# something eating my beets & chard



## Use Less (Nov 8, 2007)

Some rodent is gnawing these off close to the ground- presume eating the bottom of plant/top of root for the sweetness. Not knowing what else to do, I put small mousetraps baiting with liquid attractant and box traps in & around. So far only one rodent caught, and that was under the lettuce. Today I put small pieces of wire fence along both sides of the row to do _something_, but I have my doubts. What sort of rodent is this likely to be? What do I do to get rid of it & to protect the plants? Any better planting ideas? The last two years, my 4 foot row of chard lasted all season ( Thanks, Sue


----------



## chickenista (Mar 24, 2007)

Sounds like a rabbit to me...


----------



## Paquebot (May 10, 2002)

Beets and chard are favorite food for deer. If you have deer around, that's what they go for. I've grown beets and chard in my home garden for many years and have had rabbits get in just about every one of them. Rabbits never bother them.

Martin


----------



## Use Less (Nov 8, 2007)

Could be rabbit. deer not generally getting in the garden, guess there's enough other stuff for them to eat. guessing deer would pull up & eat the whole plant, not chew them off and nibble at the base, too. I have the garden fenced in quadrants using pig panels, and keep areas outside mowed. I'm adding wire fence over the panels, since rabbits & woodchucks climb over the bottom close-spaced wires.


----------



## geo in mi (Nov 14, 2008)

Four possibilities--rabbit, ground hog, deer, chipmonk. Barriers, traps, electric fences, or rifle. Or share......
geo


----------



## Paquebot (May 10, 2002)

Deer won't pull a plant up unless it's just been planted and has no root system developed. If they do pull one up, they will not eat the roots. With beets, they eat the leaves and generally leave the stems.

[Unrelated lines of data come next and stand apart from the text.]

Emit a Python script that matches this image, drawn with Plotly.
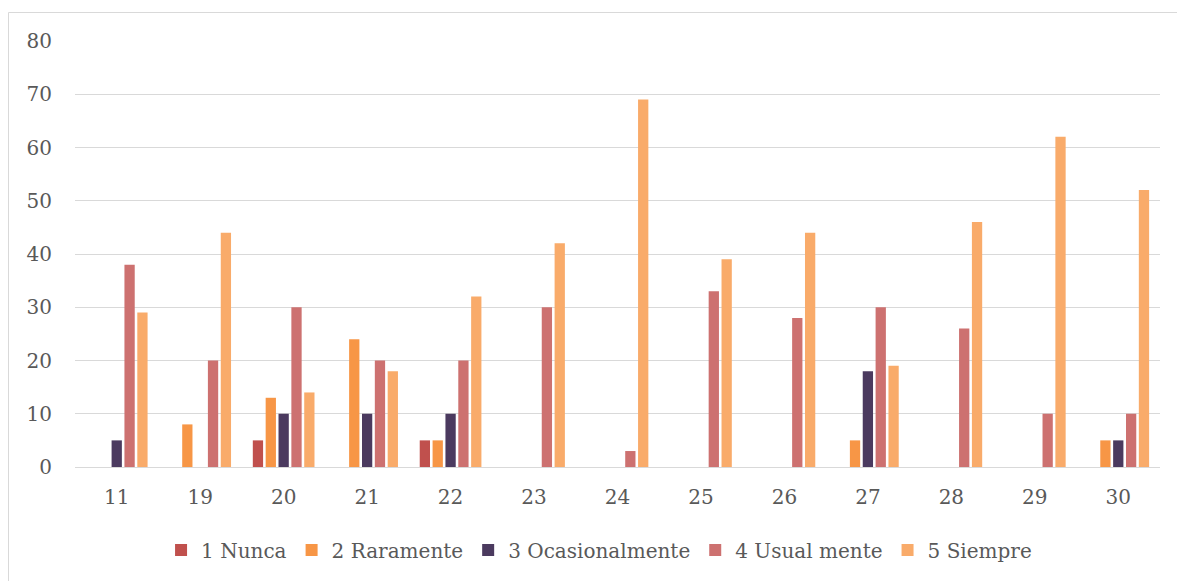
import plotly.graph_objects as go

categories = ["11", "19", "20", "21", "22", "23", "24", "25", "26", "27", "28", "29", "30"]
nunca = [0, 0, 5, 0, 5, 0, 0, 0, 0, 0, 0, 0, 0]
raramente = [0, 8, 13, 24, 5, 0, 0, 0, 0, 5, 0, 0, 5]
ocasionalmente = [5, 0, 10, 10, 10, 0, 0, 0, 0, 18, 0, 0, 5]
usualmente = [38, 20, 30, 20, 20, 30, 3, 33, 28, 30, 26, 10, 10]
siempre = [29, 44, 14, 18, 32, 42, 69, 39, 44, 19, 46, 62, 52]

series = [
    ("1 Nunca", nunca, "#C0504D"),
    ("2 Raramente", raramente, "#F79646"),
    ("3 Ocasionalmente", ocasionalmente, "#4B3A5F"),
    ("4 Usual mente", usualmente, "#CD7170"),
    ("5 Siempre", siempre, "#F9AB6A"),
]

FONT = "DejaVu Serif"
GREY = "#595959"
FS = 20

fig = go.Figure()
for name, vals, color in series:
    fig.add_trace(go.Bar(
        x=categories, y=vals, name=name,
        marker=dict(color=color, line=dict(width=0)),
    ))

W, H = 1177, 581
L, R, T, B = 75, 17, 41, 114
pw, ph = W - L - R, H - T - B

def px(x):
    return (x - L) / pw

def py(y):
    return (H - B - y) / ph

fig.update_layout(
    width=W, height=H,
    margin=dict(l=L, r=R, t=T, b=B, pad=0),
    paper_bgcolor="white", plot_bgcolor="white",
    barmode="group", bargap=0.23, bargroupgap=0.2,
    font=dict(family=FONT, size=FS, color=GREY),
    showlegend=True,
    legend=dict(
        orientation="h", x=0.483, xanchor="center", y=py(550), yanchor="middle",
        font=dict(family=FONT, size=FS, color=GREY),
        itemsizing="constant", traceorder="normal", itemwidth=30,
    ),
    xaxis=dict(
        type="category", showgrid=False, showline=True, linecolor="#D9D9D9",
        linewidth=1, ticks="", ticklabelstandoff=12,
        tickfont=dict(family=FONT, size=FS, color=GREY),
    ),
    yaxis=dict(
        range=[0, 80], dtick=10, showgrid=True, gridcolor="#D9D9D9",
        gridwidth=1, zeroline=False, showline=False, ticks="",
        ticklabelstandoff=22,
        tickfont=dict(family=FONT, size=FS, color=GREY),
    ),
    shapes=[dict(
        type="rect", xref="paper", yref="paper",
        x0=px(8.5), x1=px(1190), y0=py(12.5), y1=py(600),
        line=dict(color="#D9D9D9", width=1), fillcolor="rgba(0,0,0,0)",
        layer="below",
    )],
)

fig.write_html("out.html")
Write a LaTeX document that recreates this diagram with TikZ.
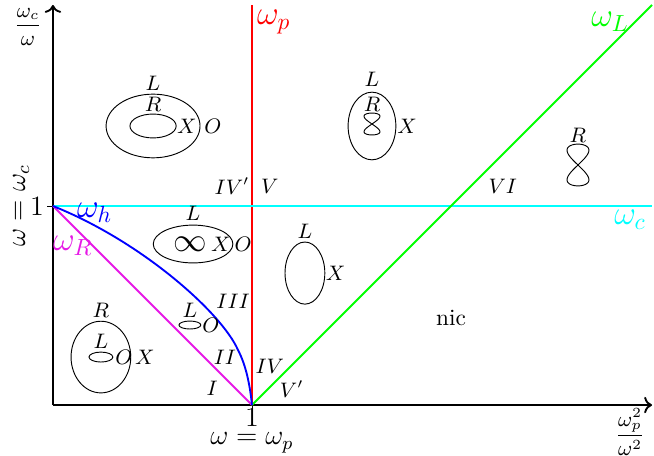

With lettuce, they simply mow it off.

Martin


----------



## Use Less (Nov 8, 2007)

definitely not the feeding pattern for deer, then. the leaves are left, bottom or stem nibbled & left in little sections, top of root gnawed. doesn't sound like woodchuck neither. rabbit, rodents.


----------



## Paquebot (May 10, 2002)

With top of roots being gnawed, and leaves left, finger now points to voles.

Martin


----------



## Rita (May 13, 2002)

I second the voles. They are destroying my son's potato crop so he dug all up rather than leaving in and digging as needed as he usually does.


----------



## piccololily (Mar 3, 2003)

I have a similar problem every year, but my culprit chews the whole plant down to the stem. If I can get the plants past the small seedling stage I usually don't have quite as many problems. Deer have definitely been a problem in the past, but this year it's the birds! They decimated the beets, broccoli, and my own ducks got the squash & melons! Again, once I get them past the small stage, they can usually make it. I finally got serious and made chicken wire hoops to go over the beds in question. A big pain, but at least now I can harvest something!


----------